In Aseprite terms, I believe this would entail moving all the cels after the selected cell over and then adding new linked cels into the empty space.
Here’s the “fastest” way I can do this in Aseprite currently… kind of. It isn’t ideal, and notice that it doesn’t “push” the frames over, so if I want to avoid overwriting those then I need to move them out of the way first (not shown in this gif). I don’t want to have to select EVERY frame and then move them over manually twice for all frames I want to retime! It’s too many button presses and if there are a lot of frames then this is very painful to do.
- Ability to add exposure to selected frames on multiple layers. Here we have the first linked cel on layer 3 and the second linked cel on layer 1 selected. Pressing the new frame hotkey adds 1 new linked cel to both of those frames, while pushing the subsequent frames on those layers over to the right.
I don’t think there’s any way I can do this in Aseprite right now. I think I’d have to go layer by layer, individually moving every single frame. Ugh! It takes forever!

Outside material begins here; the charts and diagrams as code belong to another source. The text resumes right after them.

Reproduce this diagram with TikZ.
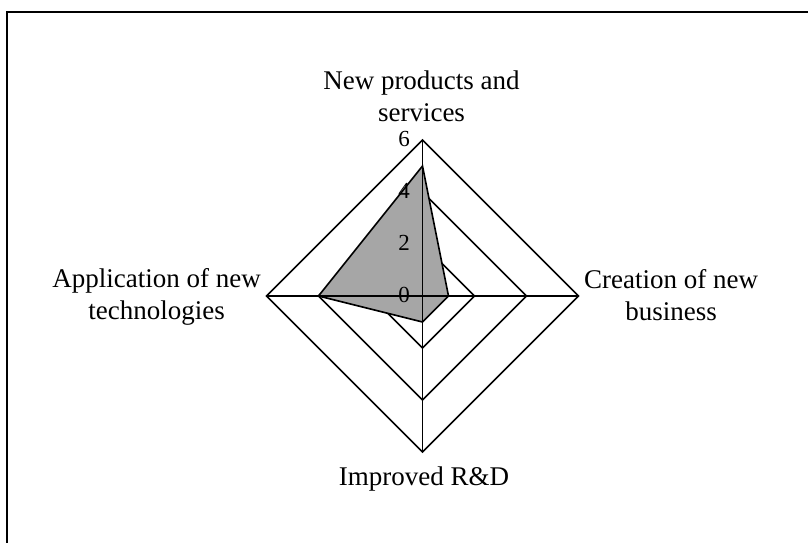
\documentclass[tikz,border=0pt]{standalone}
\usepackage{fontspec}
\setmainfont{Liberation Serif}
\definecolor{fillgrey}{RGB}{166,166,166}
\begin{document}
\begin{tikzpicture}[x=1pt,y=-1pt,
  gridline/.style={line width=1.6pt,line join=miter},
  series/.style={line width=1.6pt,fill=fillgrey,line join=miter},
  axislabel/.style={font=\fontsize{27}{32}\selectfont,align=center,anchor=base,inner sep=0pt},
  ticklabel/.style={font=\fontsize{23}{26}\selectfont,anchor=east,inner sep=0pt}]
\clip (0,0) rectangle (808,542);
\fill[white] (0,0) rectangle (808,542);
\draw[line width=1.6pt] (7,12) rectangle (830,560);
% centre and axis ends
\coordinate (c) at (422.5,296);
\foreach \r in {2,4,6}{
  \coordinate (t\r) at (422.5,296-26*\r);
  \coordinate (r\r) at (422.5+26*\r,296);
  \coordinate (b\r) at (422.5,296+26*\r);
  \coordinate (l\r) at (422.5-26*\r,296);
  \draw[gridline] (t\r) -- (r\r) -- (b\r) -- (l\r) -- cycle;
}
% data
\coordinate (d1) at (422.5,296-26*5);
\coordinate (d2) at (422.5+26*1,296);
\coordinate (d3) at (422.5,296+26*1);
\coordinate (d4) at (422.5-26*4,296);
\draw[series] (d1) -- (d2) -- (d3) -- (d4) -- cycle;
% axes
\draw[gridline] (t6) -- (b6);
\draw[gridline] (l6) -- (r6);
% ticks
\node[ticklabel] (k0) at (410,295) {0};
\node[ticklabel] (k2) at (410,243) {2};
\node[ticklabel] (k4) at (410,191) {4};
\node[ticklabel] (k6) at (410,139) {6};
% labels
\node[axislabel] (n) at (421.5,121) {New products and\\services};
\node[axislabel] (e) at (671,320) {Creation of new\\business};
\node[axislabel] (s) at (424,485) {Improved R\&D};
\node[axislabel] (w) at (156.5,319) {Application of new\\technologies};
\end{tikzpicture}
\end{document}
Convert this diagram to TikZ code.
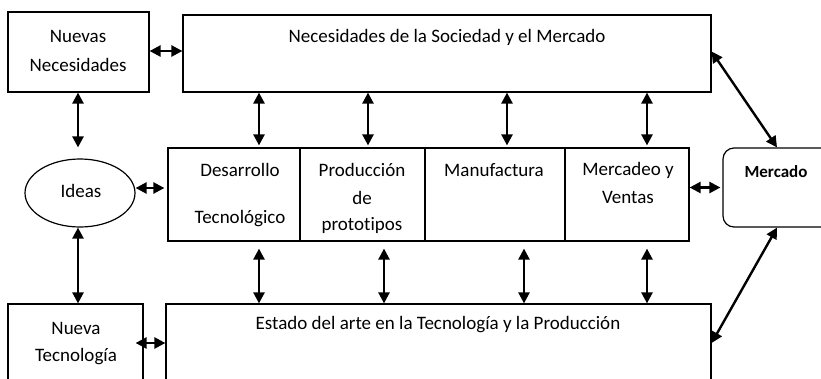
\documentclass[tikz,border=0pt]{standalone}
\usepackage{fontspec}
\setmainfont{Carlito}[Ligatures=NoCommon]
\usetikzlibrary{arrows.meta,shapes.geometric}
\begin{document}
\begin{tikzpicture}[x=1pt,y=-1pt,
  box/.style={draw,line width=1.2pt,rectangle,inner sep=0pt},
  arr/.style={line width=2.4pt,{Triangle[width=11pt,length=11pt]}-{Triangle[width=11pt,length=11pt]}},
  lbl/.style={inner sep=0pt,font=\fontsize{19}{21}\selectfont}]
\useasboundingbox (0,0) rectangle (821,378);
\clip (0,0) rectangle (821,378);
% boxes
\node[box,minimum width=141pt,minimum height=80pt] (nn) at (78.5,52) {};
\node[box,minimum width=528pt,minimum height=77pt] (top) at (447,53.5) {};
\node[draw,line width=1.2pt,ellipse,minimum width=110pt,minimum height=68pt,inner sep=0pt] (ideas) at (80,193) {};
\node[box,minimum width=132pt,minimum height=93pt] (m1) at (234,194.5) {};
\node[box,minimum width=125pt,minimum height=93pt] (m2) at (362.5,194.5) {};
\node[box,minimum width=140pt,minimum height=93pt] (m3) at (495,194.5) {};
\node[box,minimum width=124pt,minimum height=93pt] (m4) at (627,194.5) {};
\node[box,rounded corners=11pt,minimum width=117pt,minimum height=79pt] (mercado) at (781.5,187.5) {};
\node[box,minimum width=545pt,minimum height=96pt] (bottom) at (438.5,352) {};
\node[box,minimum width=135pt,minimum height=96pt] (nt) at (75.5,352) {};
% texts
\node[lbl] (t1) at (78,36) {Nuevas};
\node[lbl] (t2) at (78,65) {Necesidades};
\node[lbl] (t3) at (447,37) {Necesidades de la Sociedad y el Mercado};
\node[lbl] (t4) at (81,191) {Ideas};
\node[lbl] (t5) at (240,170) {Desarrollo};
\node[lbl] (t6) at (240,219) {Tecnológico};
\node[lbl] (t7) at (362,170) {Producción};
\node[lbl] (t8) at (362,198) {de};
\node[lbl] (t9) at (362,225) {prototipos};
\node[lbl] (t10) at (494,170) {Manufactura};
\node[lbl] (t11) at (628,170) {Mercadeo y};
\node[lbl] (t12) at (628,197) {Ventas};
\node[lbl,font=\fontsize{17}{20}\selectfont\bfseries] (t13) at (776,172) {Mercado};
\node[lbl] (t14) at (438,325) {Estado del arte en la Tecnología y la Producción};
\node[lbl] (t15) at (76,328) {Nueva};
\node[lbl] (t16) at (76,357) {Tecnología};
% connectors
\draw[arr] ([yshift=1pt]nn.east) -- ([yshift=1pt]nn.east -| top.west);
\draw[arr] ([xshift=-0.5pt]nn.south) -- ([yshift=11pt,xshift=-2pt]ideas.north);
\draw[arr] ([xshift=-2pt]ideas.south) -- ([xshift=-2pt]ideas.south |- nt.north);
\draw[arr,shorten >=3pt] ([yshift=5pt]ideas.east) -- ([yshift=5pt]ideas.east -| m1.west);
\foreach \m/\dx in {m1/25,m2/5.5,m3/12,m4/20}{
  \draw[arr,shorten >=2pt] ([xshift=\dx pt]\m.north |- top.south) -- ([xshift=\dx pt]\m.north);
}
\foreach \m/\dx in {m1/25,m2/21.5,m3/29,m4/20}{
  \draw[arr,shorten <=7pt] ([xshift=\dx pt]\m.south) -- ([xshift=\dx pt]\m.south |- bottom.north);
}
\draw[arr,shorten >=2pt] ([yshift=7pt]m4.east) -- ([yshift=7pt]m4.east -| mercado.west);
\draw[arr] ([yshift=2pt]top.east) -- ([xshift=-4.5pt]mercado.north);
\draw[arr] ([xshift=-4.5pt]mercado.south) -- ([yshift=9pt]bottom.east);
\draw[arr] ([yshift=9pt,xshift=-8pt]nt.east) -- ([yshift=9pt]nt.east -| bottom.west);
\end{tikzpicture}
\end{document}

Please end my pain!!
- “Add/remove n exposure to/from all frames” - add/subtract some integer “n” amount of linked frames to ALL frames in the animation. (So you could, for example, change your animation from being on 1’s to 2’s and then fill in more keys in areas where the animation is faster and requires being on 1’s.)
This is pretty much the equivalent of selecting all frames and doubling the amount of time of each frame (think using “Constant Frame Rate” and going from 100ms to 200ms), but visually represented on the timeline instead of being under the individual properties of a frame (so if you went from 100ms to 200ms where all frames are 100ms, you’d end up with two 100ms frames).